Lake in northeastern Ontario, Canada

Rib Lake is a long and narrow lake in the Town of Latchford and in the Municipality of Temagami in Northeastern Ontario, Canada, located about 9 km southeast of the centre of the community of Latchford and 9 km northeast of the community of Temagami North. The lake is in the Ottawa River drainage basin and is the main access for canoeists en route to Rib Mountain.

The lake was originally called Gitchiway-Pigigonaysing by the Teme-Augama Anishnabai, meaning Big Rib Lake.

==Geography==
The lake is about 10 km long north to south and 1.2 km wide east to west. With the exception of the very southern tip, the lake is in the South Part of geographic Gillies Limit Township in Timiskaming District, today part of the town of Latchford; the southern tip is in geographic Best Township in Nipissing District, today part of the municipality of Temagami.

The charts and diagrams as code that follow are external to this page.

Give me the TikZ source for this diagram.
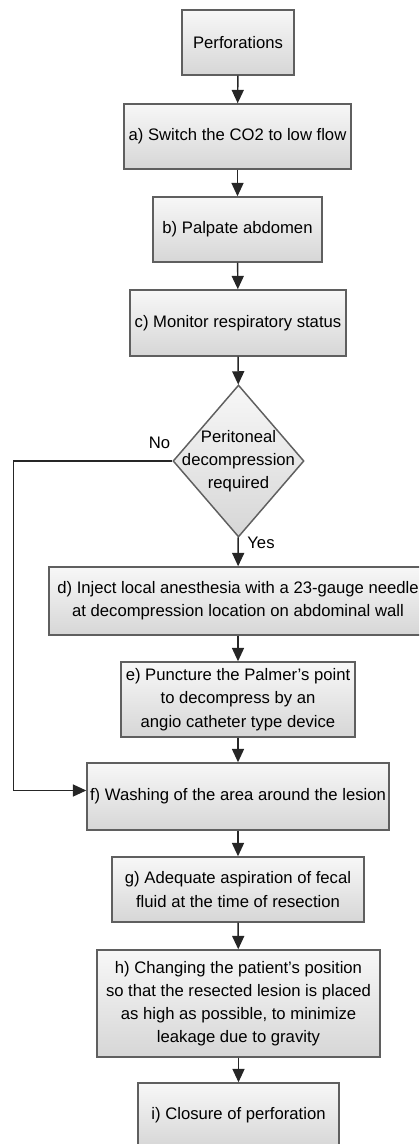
\documentclass[tikz,border=0pt]{standalone}
\usepackage{fontspec}
\setmainfont{Liberation Sans}
\usepackage{xcolor}
\definecolor{borde}{RGB}{95, 95, 95}
\usepackage{tikz}
\usetikzlibrary{positioning, shapes.geometric, arrows.meta}

\begin{document}
\begin{tikzpicture}[x=0.75pt, y=-0.75pt,
  stepbox/.style={rectangle, draw=borde, line width=1.1pt, top color=gray!6, bottom color=gray!32, font=\fontsize{12.5}{17.4}\selectfont, align=center, inner sep=2pt, minimum height=48.75pt},
  decision/.style={diamond, draw=borde, line width=1.1pt, top color=gray!6, bottom color=gray!32, inner sep=0pt, minimum width=98.25pt, minimum height=114pt},
  flow/.style={draw=black!85, line width=1.1pt, -{Triangle[length=10pt, width=9pt]}},
  tag/.style={font=\fontsize{12.5}{17.4}\selectfont}
]
  \useasboundingbox (0,0) rectangle (419,1144);
  \clip (0,0) rectangle (419,1144);

  \node[stepbox, minimum width=84pt] (perf) at (238,42.5) {Perforations};
  \node[stepbox, minimum width=170.25pt] (co2) at (237.5,136.5) {a) Switch the CO2 to low flow};
  \node[stepbox, minimum width=126.75pt] (palp) at (237.5,229.5) {b) Palpate abdomen};
  \node[stepbox, minimum width=162pt, minimum height=49.5pt] (resp) at (238,323) {c) Monitor respiratory status};
  \node[decision, label={[tag, align=center]center:Peritoneal\\decompression\\required}] (dec) at (238.5,461) {};
  \node[stepbox, minimum width=283.5pt, minimum height=51pt] (anes) at (238,601) {d) Inject local anesthesia with a 23-gauge needle\\at decompression location on abdominal wall};
  \node[stepbox, minimum width=175.5pt, minimum height=56.25pt] (punc) at (238,699.5) {e) Puncture the Palmer's point\\to decompress by an\\angio catheter type device};
  \node[stepbox, minimum width=226.5pt, minimum height=50.25pt] (wash) at (238,796.5) {f) Washing of the area around the lesion};
  \node[stepbox, minimum width=189pt] (aspi) at (238,889.5) {g) Adequate aspiration of fecal\\fluid at the time of resection};
  \node[stepbox, minimum width=212.25pt, minimum height=80.25pt] (posi) at (238.5,1003.5) {h) Changing the patient's position\\so that the resected lesion is placed\\as high as possible, to minimize\\leakage due to gravity};
  \node[stepbox, minimum width=150.75pt] (clos) at (238.5,1115.5) {i) Closure of perforation};

  \draw[flow] (perf) -- (co2);
  \draw[flow] (co2) -- (palp);
  \draw[flow] (palp) -- (resp);
  \draw[flow] (resp) -- (dec);
  \draw[flow] (dec) -- (anes) node[tag, pos=0.2, right, xshift=3pt] {Yes};
  \draw[flow] (anes) -- (punc);
  \draw[flow] (punc) -- (wash);
  \draw[flow] (dec.west) -- ++(-159,0) node[tag, pos=0.08, above, yshift=5pt] {No} |- ([yshift=4.5pt]wash.west);
  \draw[flow] (wash) -- (aspi);
  \draw[flow] (aspi) -- (posi);
  \draw[flow] (posi) -- (clos);
\end{tikzpicture}
\end{document}
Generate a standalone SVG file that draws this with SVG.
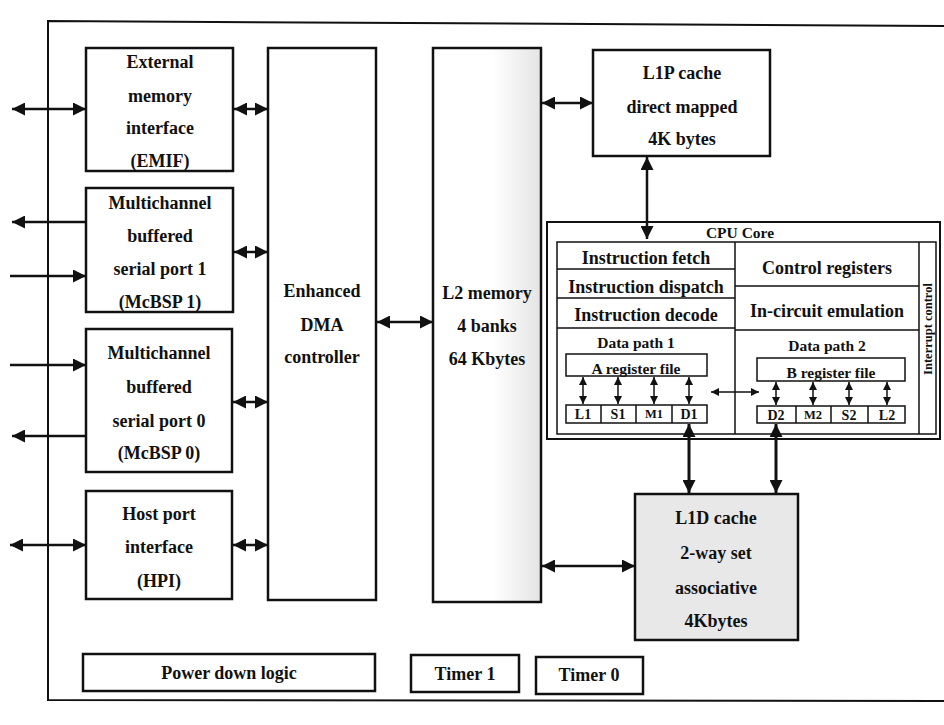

There are ten creek inflows: one at the north end of the lake from Johnson Lake; four on the east side, from an unnamed pond, Roosevelt Lake, Cliff Lake and an unnamed lake from north to south; one from unnamed lakes at Murphy's Bay at the southeast end; four on the west side, two from unnamed ponds, from Whitney Lake and an unnamed pond from north to south. The primary outflow is Net Creek, towards Petrault Lake, at the southwest corner of the lake, which eventually flows via Net Lake, Cassels Lake, Rabbit Lake, the Matabitchuan River, Lake Timiskaming, and the Ottawa River into the Saint Lawrence River.

==Transportation==
The Ontario Northland Railway mainline runs along the entire west side of the lake; the stops/settlements of Freeman and Rib Lake are on west shore. Ontario Highway 11 (Frontier Route) and the TransCanada pipeline run just west of the lake.